Task instructions:
Write out the data again exactly, skipping every picture.
+++ Stored data
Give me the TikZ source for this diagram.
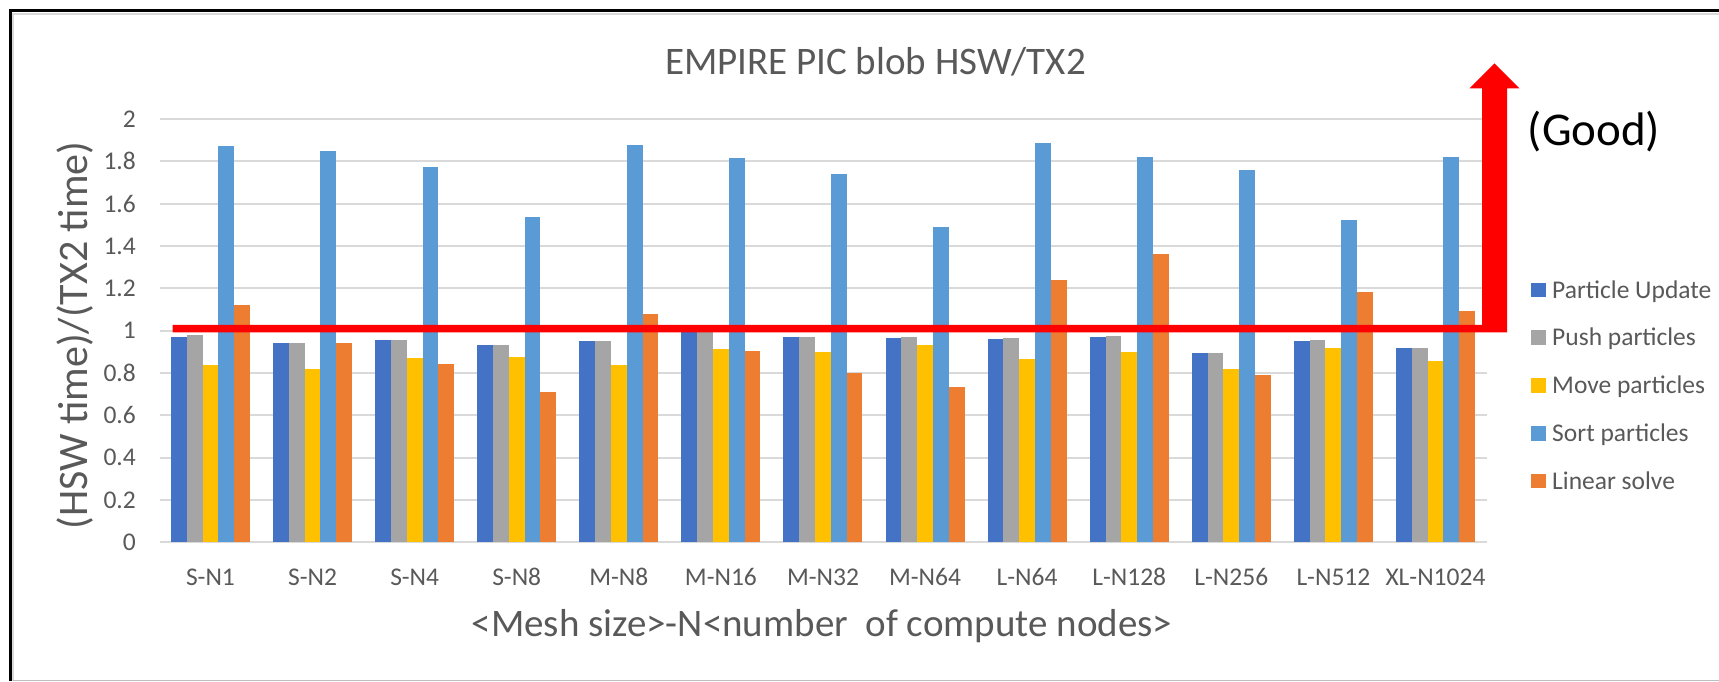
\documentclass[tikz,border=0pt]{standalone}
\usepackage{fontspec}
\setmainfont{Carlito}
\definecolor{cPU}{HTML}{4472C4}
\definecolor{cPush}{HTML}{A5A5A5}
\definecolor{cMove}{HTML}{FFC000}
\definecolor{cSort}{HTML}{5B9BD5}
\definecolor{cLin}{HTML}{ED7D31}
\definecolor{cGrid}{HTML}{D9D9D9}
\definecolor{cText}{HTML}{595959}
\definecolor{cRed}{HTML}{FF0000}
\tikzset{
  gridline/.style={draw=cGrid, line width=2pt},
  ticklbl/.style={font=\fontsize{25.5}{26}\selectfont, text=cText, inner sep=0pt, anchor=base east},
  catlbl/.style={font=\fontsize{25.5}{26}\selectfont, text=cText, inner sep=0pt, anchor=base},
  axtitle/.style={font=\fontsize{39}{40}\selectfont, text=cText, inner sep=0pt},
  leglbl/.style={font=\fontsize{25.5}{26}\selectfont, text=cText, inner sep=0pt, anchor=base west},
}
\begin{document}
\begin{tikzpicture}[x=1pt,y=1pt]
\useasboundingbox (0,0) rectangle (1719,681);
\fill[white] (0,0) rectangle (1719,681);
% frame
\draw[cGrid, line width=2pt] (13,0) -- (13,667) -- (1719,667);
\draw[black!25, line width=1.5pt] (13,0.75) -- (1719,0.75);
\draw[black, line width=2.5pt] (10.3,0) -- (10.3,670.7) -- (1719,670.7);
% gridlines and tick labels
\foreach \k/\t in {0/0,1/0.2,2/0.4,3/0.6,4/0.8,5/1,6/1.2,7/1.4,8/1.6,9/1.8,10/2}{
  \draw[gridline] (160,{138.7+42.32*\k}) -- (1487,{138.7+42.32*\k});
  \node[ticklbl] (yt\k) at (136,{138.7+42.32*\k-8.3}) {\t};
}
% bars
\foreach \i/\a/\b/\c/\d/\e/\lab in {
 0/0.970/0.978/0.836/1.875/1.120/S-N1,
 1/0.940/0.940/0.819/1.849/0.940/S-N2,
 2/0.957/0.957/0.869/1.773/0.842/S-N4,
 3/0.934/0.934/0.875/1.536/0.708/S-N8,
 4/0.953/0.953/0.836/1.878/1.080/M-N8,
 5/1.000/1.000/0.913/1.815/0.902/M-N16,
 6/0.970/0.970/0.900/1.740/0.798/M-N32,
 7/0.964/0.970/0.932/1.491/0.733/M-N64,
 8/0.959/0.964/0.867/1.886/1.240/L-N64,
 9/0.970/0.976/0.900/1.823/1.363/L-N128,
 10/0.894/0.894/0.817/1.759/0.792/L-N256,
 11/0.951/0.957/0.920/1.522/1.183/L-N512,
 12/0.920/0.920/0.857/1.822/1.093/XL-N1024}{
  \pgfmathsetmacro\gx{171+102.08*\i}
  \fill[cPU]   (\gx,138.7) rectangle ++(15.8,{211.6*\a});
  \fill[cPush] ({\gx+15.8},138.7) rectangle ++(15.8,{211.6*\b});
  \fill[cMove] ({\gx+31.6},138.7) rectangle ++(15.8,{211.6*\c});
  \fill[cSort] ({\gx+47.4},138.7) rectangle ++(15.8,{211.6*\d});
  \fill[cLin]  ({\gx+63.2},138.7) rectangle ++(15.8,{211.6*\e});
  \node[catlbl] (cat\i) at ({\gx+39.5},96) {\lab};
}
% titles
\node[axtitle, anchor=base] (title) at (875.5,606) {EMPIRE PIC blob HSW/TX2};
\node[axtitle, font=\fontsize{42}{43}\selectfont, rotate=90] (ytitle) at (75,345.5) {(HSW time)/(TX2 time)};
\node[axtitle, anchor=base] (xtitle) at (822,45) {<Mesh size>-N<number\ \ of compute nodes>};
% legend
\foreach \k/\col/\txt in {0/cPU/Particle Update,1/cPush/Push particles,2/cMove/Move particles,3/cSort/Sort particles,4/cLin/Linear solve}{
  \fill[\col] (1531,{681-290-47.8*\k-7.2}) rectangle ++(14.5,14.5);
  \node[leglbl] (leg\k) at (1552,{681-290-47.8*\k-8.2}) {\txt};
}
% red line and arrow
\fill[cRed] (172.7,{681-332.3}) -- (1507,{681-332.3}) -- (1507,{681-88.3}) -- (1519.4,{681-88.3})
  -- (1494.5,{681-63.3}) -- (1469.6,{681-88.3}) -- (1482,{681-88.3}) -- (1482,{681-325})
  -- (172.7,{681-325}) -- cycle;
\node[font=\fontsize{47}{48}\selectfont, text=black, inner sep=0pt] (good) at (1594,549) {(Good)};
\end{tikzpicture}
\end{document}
++++++
Worked answer:
Give me the TikZ source for this diagram.
\documentclass[tikz,border=0pt]{standalone}
\usepackage{fontspec}
\setmainfont{Carlito}
\definecolor{cPU}{HTML}{4472C4}
\definecolor{cPush}{HTML}{A5A5A5}
\definecolor{cMove}{HTML}{FFC000}
\definecolor{cSort}{HTML}{5B9BD5}
\definecolor{cLin}{HTML}{ED7D31}
\definecolor{cGrid}{HTML}{D9D9D9}
\definecolor{cText}{HTML}{595959}
\definecolor{cRed}{HTML}{FF0000}
\tikzset{
  gridline/.style={draw=cGrid, line width=2pt},
  ticklbl/.style={font=\fontsize{25.5}{26}\selectfont, text=cText, inner sep=0pt, anchor=base east},
  catlbl/.style={font=\fontsize{25.5}{26}\selectfont, text=cText, inner sep=0pt, anchor=base},
  axtitle/.style={font=\fontsize{39}{40}\selectfont, text=cText, inner sep=0pt},
  leglbl/.style={font=\fontsize{25.5}{26}\selectfont, text=cText, inner sep=0pt, anchor=base west},
}
\begin{document}
\begin{tikzpicture}[x=1pt,y=1pt]
\useasboundingbox (0,0) rectangle (1719,681);
\fill[white] (0,0) rectangle (1719,681);
% frame
\draw[cGrid, line width=2pt] (13,0) -- (13,667) -- (1719,667);
\draw[black!25, line width=1.5pt] (13,0.75) -- (1719,0.75);
\draw[black, line width=2.5pt] (10.3,0) -- (10.3,670.7) -- (1719,670.7);
% gridlines and tick labels
\foreach \k/\t in {0/0,1/0.2,2/0.4,3/0.6,4/0.8,5/1,6/1.2,7/1.4,8/1.6,9/1.8,10/2}{
  \draw[gridline] (160,{138.7+42.32*\k}) -- (1487,{138.7+42.32*\k});
  \node[ticklbl] (yt\k) at (136,{138.7+42.32*\k-8.3}) {\t};
}
% bars
\foreach \i/\a/\b/\c/\d/\e/\lab in {
 0/0.970/0.978/0.836/1.875/1.120/S-N1,
 1/0.940/0.940/0.819/1.849/0.940/S-N2,
 2/0.957/0.957/0.869/1.773/0.842/S-N4,
 3/0.934/0.934/0.875/1.536/0.708/S-N8,
 4/0.953/0.953/0.836/1.878/1.080/M-N8,
 5/1.000/1.000/0.913/1.815/0.902/M-N16,
 6/0.970/0.970/0.900/1.740/0.798/M-N32,
 7/0.964/0.970/0.932/1.491/0.733/M-N64,
 8/0.959/0.964/0.867/1.886/1.240/L-N64,
 9/0.970/0.976/0.900/1.823/1.363/L-N128,
 10/0.894/0.894/0.817/1.759/0.792/L-N256,
 11/0.951/0.957/0.920/1.522/1.183/L-N512,
 12/0.920/0.920/0.857/1.822/1.093/XL-N1024}{
  \pgfmathsetmacro\gx{171+102.08*\i}
  \fill[cPU]   (\gx,138.7) rectangle ++(15.8,{211.6*\a});
  \fill[cPush] ({\gx+15.8},138.7) rectangle ++(15.8,{211.6*\b});
  \fill[cMove] ({\gx+31.6},138.7) rectangle ++(15.8,{211.6*\c});
  \fill[cSort] ({\gx+47.4},138.7) rectangle ++(15.8,{211.6*\d});
  \fill[cLin]  ({\gx+63.2},138.7) rectangle ++(15.8,{211.6*\e});
  \node[catlbl] (cat\i) at ({\gx+39.5},96) {\lab};
}
% titles
\node[axtitle, anchor=base] (title) at (875.5,606) {EMPIRE PIC blob HSW/TX2};
\node[axtitle, font=\fontsize{42}{43}\selectfont, rotate=90] (ytitle) at (75,345.5) {(HSW time)/(TX2 time)};
\node[axtitle, anchor=base] (xtitle) at (822,45) {<Mesh size>-N<number\ \ of compute nodes>};
% legend
\foreach \k/\col/\txt in {0/cPU/Particle Update,1/cPush/Push particles,2/cMove/Move particles,3/cSort/Sort particles,4/cLin/Linear solve}{
  \fill[\col] (1531,{681-290-47.8*\k-7.2}) rectangle ++(14.5,14.5);
  \node[leglbl] (leg\k) at (1552,{681-290-47.8*\k-8.2}) {\txt};
}
% red line and arrow
\fill[cRed] (172.7,{681-332.3}) -- (1507,{681-332.3}) -- (1507,{681-88.3}) -- (1519.4,{681-88.3})
  -- (1494.5,{681-63.3}) -- (1469.6,{681-88.3}) -- (1482,{681-88.3}) -- (1482,{681-325})
  -- (172.7,{681-325}) -- cycle;
\node[font=\fontsize{47}{48}\selectfont, text=black, inner sep=0pt] (good) at (1594,549) {(Good)};
\end{tikzpicture}
\end{document}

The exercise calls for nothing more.